Our curriculum is based on principles of social good; it emphasizes both civic engagement and social justice, and provides sample assignments with grading rubrics for each module (Ratto). The civic-minded focus of our curriculum was developed in consultation with Baldwin High School, and fleshed out over 18 months of training. Our curriculum attempts to account for the precarious position women and people of color already inhabited in online spaces and demonstrate how DH methods and New Media principles can be mobilized to empower students via digital tools and languages.

The focus of this paper is to report on our work with underserved high school populations and relay the challenges of bringing this kind of material to a secondary education setting. We focus on the practicalities of bringing DH methods and New Media principles to high school (i.e., funding, time, expertise, bureaucracy), as well as the necessary training that takes places between high school and college faculty (PT days, on campus conferences, and student events). Finally, we discuss the opportunities that working with underserved high school populations provides both politically and pedagogically. In this context, DH operates on a minimal scale, but addresses communal needs.

Bios

Matt Applegate is an Assistant Professor of English and Digital Humanities at Molloy College. His work focuses on critical theory, digital humanities, digital literacy, and screen studies. His work as appeared in Amodern, Theory & Event, Cultural Politics, Cultural Critique, Telos, and more.

Jamie Cohen is the director, co-founder and assistant professor of the New Media program at Molloy College in New York. Jamie is the author of Producing New and Digital Media: Your Guide to Savvy Use of the Web (Routledge 2015) and his published and presented research focuses on memes, YouTubers, populism, VR/AR/MR, and digital media literacy. He is a fellow of the Salzburg Academy on Media and Global Change and the Academy of Television Arts and Sciences.

Schuyler K Esprit is the Director of Create Caribbean Research Institute at Dominica State College, the first Digital Humanities center in the Caribbean. Dr. Esprit holds a PhD in English literature from University of Maryland – College Park. She is a scholar of Caribbean literature and cultural studies, and postcolonial theory. She is now completing her book entitled West Indian Readers: A Social History and its digital companion, both of which are historical explorations of reading culture in the Caribbean. She is currently Dean of Academic Affairs at Dominica State College.
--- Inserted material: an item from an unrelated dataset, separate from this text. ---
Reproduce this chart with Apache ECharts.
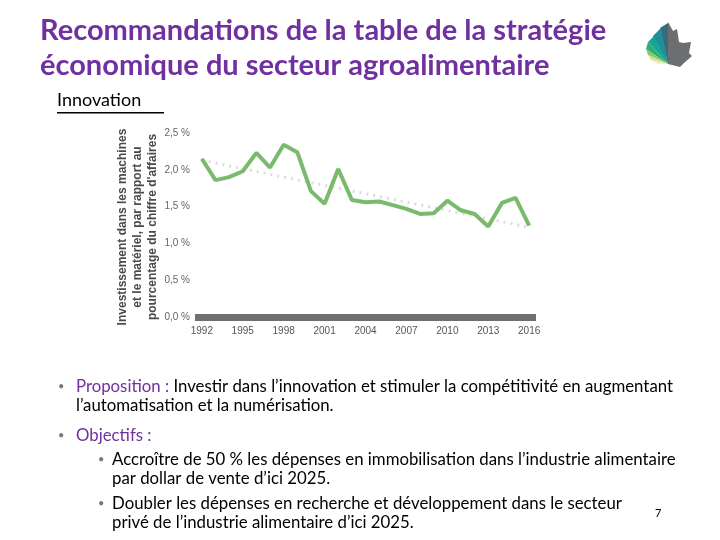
<!DOCTYPE html>
<html>
<head>
<meta charset="utf-8">
<script src="https://cdn.jsdelivr.net/npm/echarts@6/dist/echarts.min.js"></script>
<style>
  html, body { margin: 0; padding: 0; background: #fff; }
  #myChart { width: 720px; height: 540px; }
</style>
</head>
<body>
<div id="myChart"></div>
<script type="text/javascript">
  // données
  const years = ['1992','1993','1994','1995','1996','1997','1998','1999','2000','2001','2002','2003','2004',
                 '2005','2006','2007','2008','2009','2010','2011','2012','2013','2014','2015','2016']
  const investissement = [2.15,1.86,1.90,1.98,2.23,2.03,2.34,2.24,1.71,1.54,2.01,1.59,1.56,
                          1.57,1.52,1.47,1.40,1.41,1.58,1.45,1.40,1.23,1.55,1.62,1.24]
  const tendance = [2.13, 1.22]   // tendance : 1992 -> 2016
  const yTicks = [0, 0.5, 1.0, 1.5, 2.0, 2.5]

  const trendData = years.map(function (y, i) {
    if (i === 0) return tendance[0]
    if (i === years.length - 1) return tendance[1]
    return null
  })

  const textFont = 'Lato, "Open Sans", sans-serif'
  const purple = '#7030a0'
  const bodyFont = '16.8px ' + textFont

  // petite fonction pour une puce grise
  function puce (x, y) {
    return { type: 'text', left: x, top: y + 3, style: { text: '•', font: '11px ' + textFont, fill: '#777' } }
  }

  let myChart = echarts.init(document.getElementById('myChart'))
  myChart.setOption({
    animation: false,
    grid: { left: 195, right: 184, top: 133, bottom: 223 },
    xAxis: {
      type: 'category',
      data: years,
      boundaryGap: true,
      axisLine: { show: true, lineStyle: { color: '#6e706c', width: 7, cap: 'butt' } },
      axisTick: { show: false },
      axisLabel: { interval: 2, color: '#555', fontSize: 10, fontFamily: 'Arial', margin: 9 }
    },
    yAxis: {
      type: 'value',
      min: yTicks[0], max: yTicks[yTicks.length - 1], interval: 0.5,
      axisLine: { show: false },
      axisTick: { show: false },
      splitLine: { show: false },
      axisLabel: {
        color: '#666', fontSize: 10, fontFamily: 'Arial', margin: 5,
        formatter: function (v) { return v.toFixed(1).replace('.', ',') + ' %' }
      }
    },
    series: [
      {
        name: 'tendance',
        type: 'line',
        data: trendData,
        connectNulls: true,
        symbol: 'none',
        lineStyle: { color: '#dcdcdc', width: 3, type: [2, 5] },
        z: 1
      },
      {
        name: 'investissement',
        type: 'line',
        data: investissement,
        symbol: 'none',
        lineStyle: { color: '#7aba6c', width: 4 },
        z: 2
      }
    ],
    graphic: [
      // titre
      { type: 'text', left: 40, top: 16, style: { text: 'Recommandations de la table de la stratégie', font: 'bold 29px ' + textFont, fill: purple } },
      { type: 'text', left: 40, top: 51, style: { text: 'économique du secteur agroalimentaire', font: 'bold 29px ' + textFont, fill: purple } },
      { type: 'text', left: 57, top: 91, style: { text: 'Innovation', font: '18px ' + textFont, fill: '#000' } },
      { type: 'rect', shape: { x: 57, y: 112, width: 107, height: 1.5 }, style: { fill: '#000' } },
      // titre de l'axe
      {
        type: 'text', x: 138, y: 227, rotation: Math.PI / 2,
        style: {
          text: 'Investissement dans les machines\net le matériel, par rapport au\npourcentage du chiffre d\'affaires',
          font: 'bold 12px Arial', lineHeight: 15, fill: '#4a4a4a', align: 'center', verticalAlign: 'middle'
        }
      },
      // puces
      puce(58, 378),
      {
        type: 'text', left: 76, top: 378,
        style: {
          text: '{p|Proposition :} Investir dans l’innovation et stimuler la compétitivité en augmentant',
          font: bodyFont, fill: '#000',
          rich: { p: { fill: purple, font: bodyFont } }
        }
      },
      { type: 'text', left: 76, top: 397, style: { text: 'l’automatisation et la numérisation.', font: bodyFont, fill: '#000' } },
      puce(58, 427),
      { type: 'text', left: 76, top: 427, style: { text: 'Objectifs :', font: bodyFont, fill: purple } },
      puce(98, 451),
      { type: 'text', left: 112, top: 451, style: { text: 'Accroître de 50 % les dépenses en immobilisation dans l’industrie alimentaire', font: bodyFont, fill: '#000' } },
      { type: 'text', left: 112, top: 470, style: { text: 'par dollar de vente d’ici 2025.', font: bodyFont, fill: '#000' } },
      puce(98, 495),
      { type: 'text', left: 112, top: 495, style: { text: 'Doubler les dépenses en recherche et développement dans le secteur', font: bodyFont, fill: '#000' } },
      { type: 'text', left: 112, top: 514, style: { text: 'privé de l’industrie alimentaire d’ici 2025.', font: bodyFont, fill: '#000' } },
      { type: 'text', left: 655, top: 508, style: { text: '7', font: '11px ' + textFont, fill: '#000' } },
      // logo (feuille d'érable)
      { type: 'polygon', shape: { points: [[668,22],[673,31],[677,29],[679,42],[683,43],[691,42],[689,53],[692,56],[684,63],[680,67],[668,64]] }, style: { fill: '#6d6e70' } },
      { type: 'polygon', shape: { points: [[668,64],[668,23],[660,28]] }, style: { fill: '#3a6b7b' } },
      { type: 'polygon', shape: { points: [[668,64],[661,28],[653,36]] }, style: { fill: '#1f8e96' } },
      { type: 'polygon', shape: { points: [[668,64],[654,36],[648,42]] }, style: { fill: '#18a595' } },
      { type: 'polygon', shape: { points: [[668,64],[648,42],[646,49]] }, style: { fill: '#2eae72' } },
      { type: 'polygon', shape: { points: [[668,64],[646,49],[648,55]] }, style: { fill: '#8cc866' } },
      { type: 'polygon', shape: { points: [[668,64],[648,55],[651,60]] }, style: { fill: '#cfe39a' } },
      { type: 'polygon', shape: { points: [[668,64],[651,60],[658,64]] }, style: { fill: '#f1eec0' } }
    ]
  })
</script>
</body>
</html>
Stan Golanka is Director of Academic Technology at Trevor Day School. He teaches computer programming and co-teaches Advanced History: Digital Inquiry. He holds a MA in Computing in Education from Teachers College at Columbia University.

Eric Rettberg teaches English at the Illinois Mathematics and Science Academy. He remains an active scholar of modernism, experimental poetry, sound studies, and the digital humanities. His work has appeared in Comparative Literature Studies and Jacket 2.

Roopika Risam is an assistant professor of English and English education at Salem State University. Her research considers the intersections of postcolonial cultures, African diaspora studies, and digital humanities. She is the author of New Digital Worlds: Postcolonial Digital Humanities in Theory, Praxis, and Pedagogy (Northwestern UP 2018) and her work has recently appeared in Debates in the Digital Humanities 2016, Digital Scholarship in the Humanities, and South Asian Review.

Nina Rosenblatt teaches US History, Art History, and Advanced History: Digital Inquiry at Trevor Day School. She holds a PhD in Art History from Columbia University.

David Thomas is Chair of the History Department at Trevor Day School, he teaches European History, Advanced European History, The History of China, and Advanced History: Digital Inquiry.